Directions: Which lines hold the word "code"? Show each of them.

□ □ □ □

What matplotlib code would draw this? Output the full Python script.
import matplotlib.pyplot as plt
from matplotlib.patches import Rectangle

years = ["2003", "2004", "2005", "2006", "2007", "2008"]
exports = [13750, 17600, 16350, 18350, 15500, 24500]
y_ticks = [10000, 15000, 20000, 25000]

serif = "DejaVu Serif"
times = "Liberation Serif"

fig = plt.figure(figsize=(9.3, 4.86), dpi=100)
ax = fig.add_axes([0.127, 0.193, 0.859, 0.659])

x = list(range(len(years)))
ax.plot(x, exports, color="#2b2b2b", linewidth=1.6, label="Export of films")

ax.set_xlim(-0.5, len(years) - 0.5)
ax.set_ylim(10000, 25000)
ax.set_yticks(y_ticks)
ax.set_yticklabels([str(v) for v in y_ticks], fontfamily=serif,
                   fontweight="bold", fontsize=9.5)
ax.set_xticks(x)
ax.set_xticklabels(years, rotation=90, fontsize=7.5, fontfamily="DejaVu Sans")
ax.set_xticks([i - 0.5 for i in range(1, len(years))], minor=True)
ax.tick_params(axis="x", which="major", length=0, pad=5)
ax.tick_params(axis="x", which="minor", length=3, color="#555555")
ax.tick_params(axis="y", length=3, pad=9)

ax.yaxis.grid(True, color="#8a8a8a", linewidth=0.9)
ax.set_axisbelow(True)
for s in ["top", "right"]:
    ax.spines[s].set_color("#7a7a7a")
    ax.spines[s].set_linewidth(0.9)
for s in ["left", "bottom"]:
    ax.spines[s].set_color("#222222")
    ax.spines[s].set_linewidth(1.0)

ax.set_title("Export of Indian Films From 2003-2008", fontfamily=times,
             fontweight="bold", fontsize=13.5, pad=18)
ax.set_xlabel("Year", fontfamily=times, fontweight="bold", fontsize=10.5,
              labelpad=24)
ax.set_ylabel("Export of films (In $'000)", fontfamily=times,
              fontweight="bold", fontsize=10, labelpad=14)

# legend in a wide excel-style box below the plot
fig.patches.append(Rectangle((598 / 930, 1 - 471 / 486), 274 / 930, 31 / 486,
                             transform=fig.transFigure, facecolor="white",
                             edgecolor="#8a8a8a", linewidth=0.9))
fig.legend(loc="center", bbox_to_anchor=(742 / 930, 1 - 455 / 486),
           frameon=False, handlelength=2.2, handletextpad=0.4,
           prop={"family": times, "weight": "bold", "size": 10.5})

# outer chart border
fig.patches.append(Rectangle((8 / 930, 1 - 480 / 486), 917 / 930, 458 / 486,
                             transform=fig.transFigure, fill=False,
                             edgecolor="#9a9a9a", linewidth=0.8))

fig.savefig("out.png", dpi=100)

□ □ □ □

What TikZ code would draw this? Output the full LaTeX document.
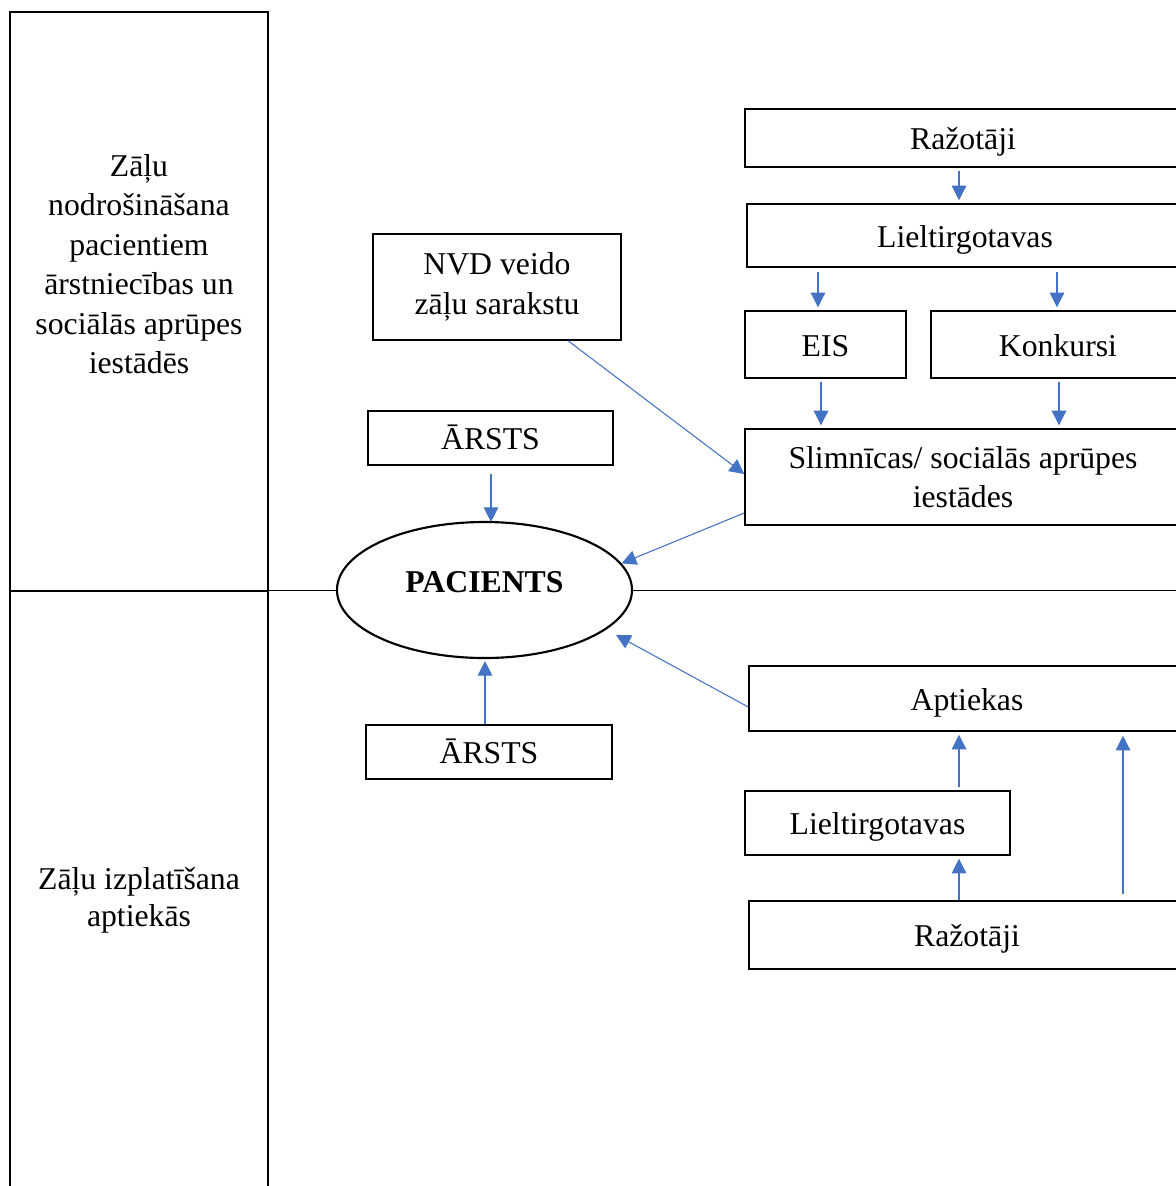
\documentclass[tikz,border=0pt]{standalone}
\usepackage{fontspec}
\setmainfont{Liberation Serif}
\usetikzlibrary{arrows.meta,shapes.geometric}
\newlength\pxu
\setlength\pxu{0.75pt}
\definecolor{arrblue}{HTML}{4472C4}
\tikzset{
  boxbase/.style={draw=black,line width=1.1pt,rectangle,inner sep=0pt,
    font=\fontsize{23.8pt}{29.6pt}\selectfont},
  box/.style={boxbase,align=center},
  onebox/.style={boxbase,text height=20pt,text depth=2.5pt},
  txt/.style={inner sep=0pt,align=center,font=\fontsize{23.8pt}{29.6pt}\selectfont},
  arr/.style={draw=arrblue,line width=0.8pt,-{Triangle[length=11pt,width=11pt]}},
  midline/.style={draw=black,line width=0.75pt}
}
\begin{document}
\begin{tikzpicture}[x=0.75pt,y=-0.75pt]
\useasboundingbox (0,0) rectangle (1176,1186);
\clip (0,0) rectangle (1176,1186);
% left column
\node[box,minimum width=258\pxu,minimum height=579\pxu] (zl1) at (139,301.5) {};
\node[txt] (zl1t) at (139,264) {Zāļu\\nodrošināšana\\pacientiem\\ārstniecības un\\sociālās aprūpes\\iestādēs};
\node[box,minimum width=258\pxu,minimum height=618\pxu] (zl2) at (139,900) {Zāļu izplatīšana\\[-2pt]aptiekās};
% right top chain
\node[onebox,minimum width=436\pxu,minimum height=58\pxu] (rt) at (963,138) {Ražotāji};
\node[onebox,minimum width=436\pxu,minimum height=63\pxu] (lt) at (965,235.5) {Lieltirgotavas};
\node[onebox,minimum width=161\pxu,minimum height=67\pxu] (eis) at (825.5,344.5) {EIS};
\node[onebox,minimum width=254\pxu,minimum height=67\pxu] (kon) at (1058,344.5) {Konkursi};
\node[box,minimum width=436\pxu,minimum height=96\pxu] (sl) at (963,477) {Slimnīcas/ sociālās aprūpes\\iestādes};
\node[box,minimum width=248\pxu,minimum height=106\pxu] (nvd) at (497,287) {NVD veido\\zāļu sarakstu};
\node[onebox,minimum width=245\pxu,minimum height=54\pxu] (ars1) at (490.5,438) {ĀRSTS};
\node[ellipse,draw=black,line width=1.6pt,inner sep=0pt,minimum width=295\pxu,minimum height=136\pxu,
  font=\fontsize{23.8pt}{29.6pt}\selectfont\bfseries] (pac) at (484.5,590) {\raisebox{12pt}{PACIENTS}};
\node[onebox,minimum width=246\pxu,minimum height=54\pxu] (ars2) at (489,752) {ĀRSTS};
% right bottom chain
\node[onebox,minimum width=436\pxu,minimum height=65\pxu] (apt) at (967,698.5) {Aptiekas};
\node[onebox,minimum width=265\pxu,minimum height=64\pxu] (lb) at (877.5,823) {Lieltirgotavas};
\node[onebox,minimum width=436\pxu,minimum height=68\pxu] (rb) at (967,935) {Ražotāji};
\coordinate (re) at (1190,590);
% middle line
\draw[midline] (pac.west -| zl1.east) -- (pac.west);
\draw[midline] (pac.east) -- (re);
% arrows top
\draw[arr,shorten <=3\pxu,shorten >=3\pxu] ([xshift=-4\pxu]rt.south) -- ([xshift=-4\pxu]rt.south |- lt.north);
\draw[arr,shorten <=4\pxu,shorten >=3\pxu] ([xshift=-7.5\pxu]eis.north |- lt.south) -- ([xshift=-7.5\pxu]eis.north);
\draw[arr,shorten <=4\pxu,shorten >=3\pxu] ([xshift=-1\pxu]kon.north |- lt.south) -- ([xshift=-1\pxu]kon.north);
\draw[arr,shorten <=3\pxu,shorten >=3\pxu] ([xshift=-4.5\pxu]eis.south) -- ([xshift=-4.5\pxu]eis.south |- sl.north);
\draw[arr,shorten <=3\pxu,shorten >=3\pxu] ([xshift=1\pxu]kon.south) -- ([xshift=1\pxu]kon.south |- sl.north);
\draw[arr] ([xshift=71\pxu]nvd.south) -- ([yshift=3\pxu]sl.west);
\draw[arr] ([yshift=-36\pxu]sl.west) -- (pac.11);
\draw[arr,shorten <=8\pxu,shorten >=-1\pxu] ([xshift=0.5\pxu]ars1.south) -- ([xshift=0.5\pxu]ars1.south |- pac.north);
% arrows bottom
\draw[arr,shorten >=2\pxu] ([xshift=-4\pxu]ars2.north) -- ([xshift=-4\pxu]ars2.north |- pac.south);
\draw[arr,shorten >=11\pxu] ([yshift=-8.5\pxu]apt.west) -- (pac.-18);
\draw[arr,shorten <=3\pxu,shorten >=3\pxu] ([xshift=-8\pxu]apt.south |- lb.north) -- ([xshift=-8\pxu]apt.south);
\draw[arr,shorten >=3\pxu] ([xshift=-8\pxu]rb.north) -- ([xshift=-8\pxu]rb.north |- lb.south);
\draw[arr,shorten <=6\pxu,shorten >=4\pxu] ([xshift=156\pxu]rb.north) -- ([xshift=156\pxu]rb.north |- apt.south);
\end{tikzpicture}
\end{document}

□ □ □ □

Solution to this exercise:
What matplotlib code would draw this? Output the full Python script.
What TikZ code would draw this? Output the full LaTeX document.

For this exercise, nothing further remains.